Decía Vladimir Nabokov, el escritor ruso nacionalizado norteamericano y luego suizo, que uno siempre se siente como en casa en su memoria. Lejos quedan las inconformidades, los celos y las angustias, el recuerdo trae siempre la sensación de cercanía, de hogar, de ser protagonista del relato. Dentro de las categorías de los recuerdos, los culinarios tienen peso doble. Primero porque ya de por sí, al ser elementos que mantenemos vivos, forzosamente pasan por el corazón y segundo, porque comer juntos es, esencialmente, una manera de asociarnos. No hay que irse muy lejos, en francés, la palabra para amigo es “copain”, aquél con el que compartimos el pan.

Recientemente me encontré con una persona capaz de llevar el peso del hogar hasta lugares insospechados.  Moisés, hijo de inmigrantes cuyos platos de base tienen poco que ver con las costumbres caribeñas y que vivió menos de dos décadas completas en República Dominicana, nos ha sorprendido a todos sus ex compañeros de colegio con, primero luchar durante más de un lustro para obtener el permiso de construir en el noroeste de los EEUU una casa a prueba de huracanes tropicales y ahora, con la revelación de que es capaz de zancajear coco guayado de verdad y otros ingredientes que le permitan preparar jalao y, además, instruir a su descendencia en la preparación de bizcochos tradicionales dominicanos, con suspiro típico y todo.  “Bizcochos de Nitín”, como él dice.

Moiseìs, fabricante de jalao, junto a Fernando y Amando.

Esa misma añoranza es la que fomenta la proliferación de restaurantes de bajo nivel de precios, pero alto valor de nostalgia en ciudades como Viena o Londres. En Bruselas, donde la imaginación gastronómica no permite ir mucho más allá de mejillones con papas fritas y buenas barras de chocolate, hay mujeres que empezaron preparando platos típicos para las embajadas latinoamericanas y terminaron desarrollando una clientela fija más allá de las celebraciones de los diplomáticos.
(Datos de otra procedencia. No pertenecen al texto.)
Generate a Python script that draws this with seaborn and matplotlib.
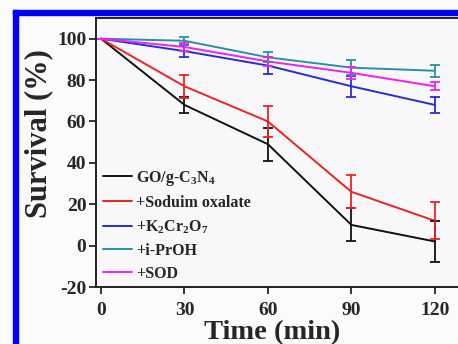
import matplotlib
matplotlib.use("Agg")
import matplotlib.pyplot as plt
from matplotlib.patches import Rectangle
import numpy as np
import pandas as pd
import seaborn as sns

# Survival data for the scavenger experiments
time_min = [0, 30, 60, 90, 120]
series_names = ["GO/g-C$_3$N$_4$", "+Soduim oxalate", "+K$_2$Cr$_2$O$_7$", "+i-PrOH", "+SOD"]
go_gcn = [100, 68, 49, 10, 2]
go_gcn_err = [0, 4, 8, 8, 10]
oxalate = [100, 77, 60, 26, 12]
oxalate_err = [0, 5.5, 7.5, 8, 9]
dichromate = [100, 94, 87, 77, 68]
dichromate_err = [0, 3, 4, 5, 4]
iproh = [100, 99, 91, 86, 84.5]
iproh_err = [0, 2, 2.5, 3.5, 3]
sod = [100, 96, 89, 83.5, 77]
sod_err = [0, 2, 2, 3, 2]
colors = ["#111111", "#ee2222", "#2a2ad6", "#2a8fa4", "#f020f0"]

values = [go_gcn, oxalate, dichromate, iproh, sod]
errors = [go_gcn_err, oxalate_err, dichromate_err, iproh_err, sod_err]

df = pd.DataFrame({
    "Time": np.tile(time_min, len(series_names)),
    "Survival": np.concatenate(values),
    "Error": np.concatenate(errors),
    "Group": np.repeat(series_names, len(time_min)),
})

sns.set_theme(style="ticks")
plt.rcParams["font.family"] = ["Liberation Serif", "DejaVu Serif"]
plt.rcParams["font.weight"] = "bold"
plt.rcParams["axes.unicode_minus"] = False
plt.rcParams["mathtext.fontset"] = "custom"
plt.rcParams["mathtext.rm"] = "Liberation Serif:bold"
plt.rcParams["mathtext.it"] = "Liberation Serif:bold"
plt.rcParams["mathtext.bf"] = "Liberation Serif:bold"

fig = plt.figure(figsize=(4.58, 3.44), dpi=100, facecolor="#fbfbfd")
W, H = 458, 344

# blue frame along the top and left edges
fig.patches.append(Rectangle((13 / W, 0), 4.5 / W, (H - 10) / H, transform=fig.transFigure,
                             color="#0000ff", zorder=0))
fig.patches.append(Rectangle((13 / W, (H - 15) / H), (W - 13) / W, 5 / H, transform=fig.transFigure,
                             color="#0000ff", zorder=0))

ax = fig.add_axes([96 / W, 57 / H, 375 / W, 269 / H])
ax.set_facecolor("#f8f8fb")

palette = dict(zip(series_names, colors))
sns.lineplot(data=df, x="Time", y="Survival", hue="Group", hue_order=series_names,
             palette=palette, linewidth=1.4, ax=ax, legend=True)

for name, col in zip(series_names, colors):
    sub = df[df["Group"] == name]
    ax.errorbar(sub["Time"], sub["Survival"], yerr=sub["Error"], fmt="none",
                ecolor=col, elinewidth=1.3, capsize=3.5, capthick=1.3)

ax.set_xlim(-1.8, 133)
ax.set_ylim(-20, 110)
ax.set_xticks(time_min)
ax.set_yticks([-20, 0, 20, 40, 60, 80, 100])
ax.tick_params(axis="both", labelsize=14, direction="out", length=5, width=1.3)
ax.tick_params(axis="x", pad=6)
ax.tick_params(axis="y", pad=2)
for lbl in ax.get_xticklabels() + ax.get_yticklabels():
    lbl.set_fontweight("bold")
ax.set_xlabel("Time (min)", fontsize=20.5, fontweight="bold")
ax.set_ylabel("Survival (%)", fontsize=22, fontweight="bold")
ax.xaxis.set_label_coords(0.469, -0.122)
ax.yaxis.set_label_coords(-0.113, 0.57)
for s in ["left", "bottom", "top"]:
    ax.spines[s].set_linewidth(1.4)
    ax.spines[s].set_color("#222222")
ax.spines["right"].set_visible(False)

leg = ax.legend(loc="lower left", bbox_to_anchor=(-0.02, -0.035), frameon=False,
                fontsize=11.5, handlelength=1.85, handletextpad=0.25, labelspacing=0.45)
for t in leg.get_texts():
    t.set_fontweight("bold")

fig.savefig("out.png", dpi=100, facecolor=fig.get_facecolor())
En París existen tantos restaurantes argentinos y brasileños que llegan a tener su propia clasificación y por la cantidad de migrantes dominicanos en Chile, alrededor de un lugar de venta de comida logró proveer material para realizar un documental sobre esta realidad (“Morenas”), que se exhibió en el documental “Hecho en RD” de Fine Arts.

Dentro de los casos de crecimiento y mantenimiento de una clientela creada por una nostalgia común, el más particular fue el de un español que quiso vender churros en Washington y, al darse cuenta de que su clientela era prioritariamente de salvadoreños y venezolanos, se decidió por ofrecer arroz con frijoles negros, plátanos maduros y bistec encebollado.  Su imán fue tan fuerte que a pesar de que todas las señales aluden a España, los conocedores y apreciadores de sus platos latinoamericanos han mantenido viable una empresa que se salta todos los convencionalismos sobre mercadeo, publicidad e imagen gráfica.